A sustainable water bottle
The man behind the launch of a new reusable bamboo-paneled bottle that filters water with coconut shells wants to make a difference helping people all over the planet. His name is Ben Kander, the founder of startup company Welly LLC, which introduced the Welly Bottle on the Kickstarter crowd-funding online network in May.
The Welly Bottle is a personal water bottle made with a plant-based casing that purifies water with a filter made from coconut shell carbon. Featuring a streamlined design of about 9” x 4”, the bottle easily fits into purses or bags and holds 24 oz. As users drink from the bottle, water flows past the filter removing chlorine, odor and unwanted tastes from potable tap water. Each filter can purify enough water to effectively replace 300 plastic water bottles, he says.
“I wanted to provide a convenient solution for drinking water that you could take with you on the go and that was a part of the design in terms of the shape of it. A lot of bottles are big and round and they couldn’t fit in my travel bag. I wanted something more like a canteen that’s flat. When you empty this, you can compress both sides of it and you can stow away much easier than a big round bottle.”
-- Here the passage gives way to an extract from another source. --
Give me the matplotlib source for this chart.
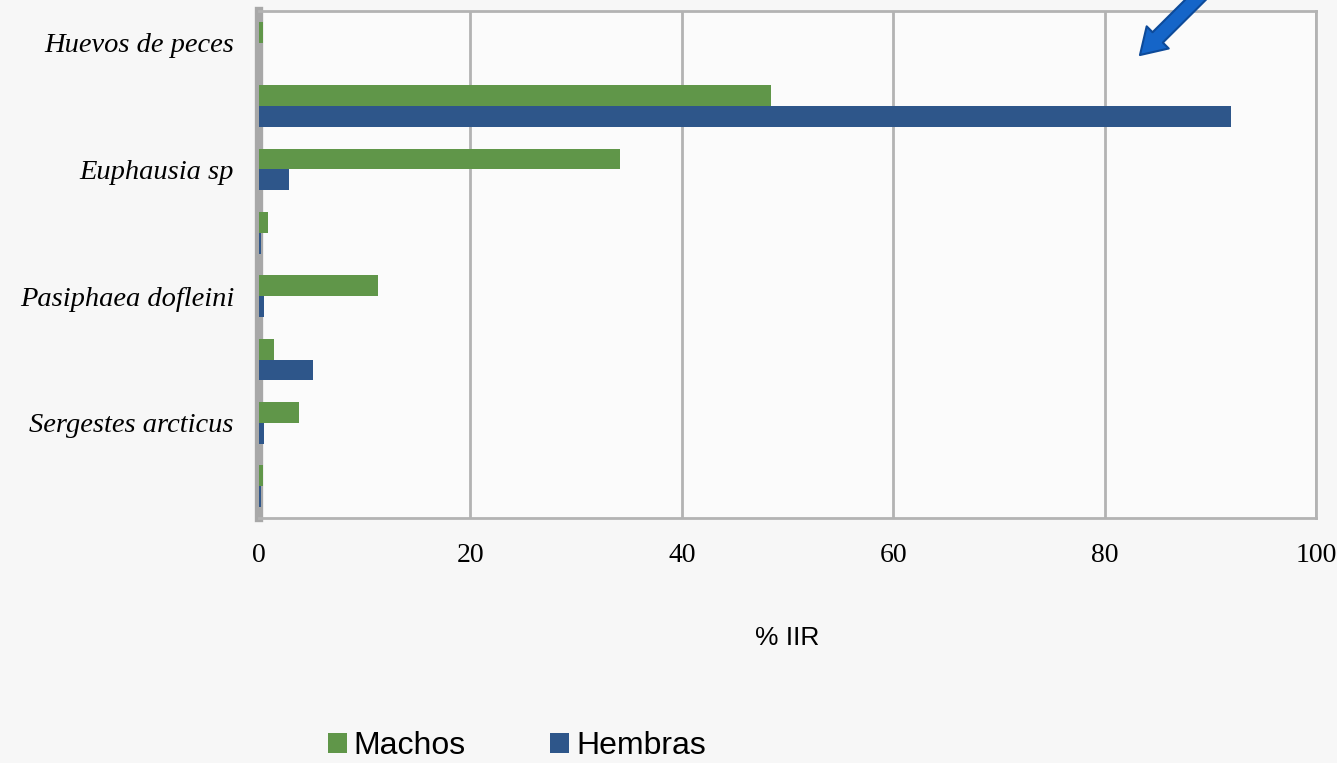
import matplotlib.pyplot as plt
import numpy as np

categories = ["Huevos de peces", "", "Euphausia sp", "", "Pasiphaea dofleini", "",
              "Sergestes arcticus", ""]
machos = [0.4, 48.4, 34.2, 0.9, 11.3, 1.4, 3.8, 0.4]
hembras = [0.0, 92.0, 2.8, 0.2, 0.5, 5.1, 0.5, 0.2]

green = "#609649"
blue = "#2e568a"
grid_col = "#b3b3b3"

fig = plt.figure(figsize=(13.37, 7.63), dpi=100, facecolor="#f7f7f7")
ax = fig.add_axes([0.1937, 0.3211, 0.7906, 0.6645])
ax.set_facecolor("#fbfbfb")

y = np.arange(len(categories))
h = 0.33
ax.barh(y - h / 2, machos, height=h, color=green, linewidth=0, label="Machos", zorder=3)
ax.barh(y + h / 2, hembras, height=h, color=blue, linewidth=0, label="Hembras", zorder=3)

ax.set_xlim(0, 100)
ax.set_ylim(len(categories) - 0.5, -0.5)
ax.set_xticks(range(0, 101, 20))
ax.set_yticks(y)
ax.set_yticklabels(categories, fontfamily="Liberation Serif", fontstyle="italic", fontsize=20.5)
for t in ax.get_xticklabels():
    t.set_fontfamily("Liberation Serif")
    t.set_fontsize(20)
ax.tick_params(axis="y", length=0, pad=18)
ax.tick_params(axis="x", length=0, pad=18)
ax.xaxis.grid(True, color=grid_col, linewidth=2, zorder=0)

for s in ["top", "right", "bottom"]:
    ax.spines[s].set_color(grid_col)
    ax.spines[s].set_linewidth(2)
ax.spines["left"].set_color("#a8a8a8")
ax.spines["left"].set_linewidth(6)

ax.set_xlabel("% IIR", fontfamily="Liberation Sans", fontsize=19, labelpad=42)

fig.legend(*ax.get_legend_handles_labels(), loc="center left",
           bbox_to_anchor=(328 / 1337, 0.022), ncol=2, frameon=False,
           prop={"family": "Liberation Sans", "size": 23}, handlelength=0.6,
           handleheight=0.6, handletextpad=0.2, columnspacing=2.65,
           borderpad=0, borderaxespad=0)

fig.patches.append(plt.matplotlib.patches.FancyArrowPatch(
    (1203 / 1337, 1.01), (1138 / 1337, 1 - 57 / 763), transform=fig.transFigure,
    arrowstyle="simple,head_width=1.5,head_length=1.2,tail_width=0.7",
    mutation_scale=15, facecolor="#1565c8", edgecolor="#0d4a99", linewidth=1.5))

fig.savefig("out.png", dpi=100, facecolor=fig.get_facecolor())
Kander says the real genesis behind his idea stems from when his mother got sick and died from liver cancer three years ago. His mentality shifted to being mindful of the things people put into their bodies and wanted to help people help themselves by removing bad things from the water.
“After she passed, I was living in London and the tap water tasted terrible. I had previously studied sustainable business at Emory University and wanted to use this background to do something about improving the quality of water people drink. I learned about water domestically and internationally, finding that the former varies greatly from municipality to municipality, town to town, and often it has contaminants in it,” Kander says.
Working with product development scientists and industrial engineers, he developed a prototype and is trying to raise $50,000 to cover manufacturing costs. The bottle will retail for around $35.
“If you reuse this bottle, you’re going to help save so much plastic in which 80 percent of it gets thrown into landfills and not recycled. It takes three times the amount of water to produce one bottle than it does to fill it, and water is needed to ship and transport bottles. This cuts out all of those unnecessary things,” Kander adds.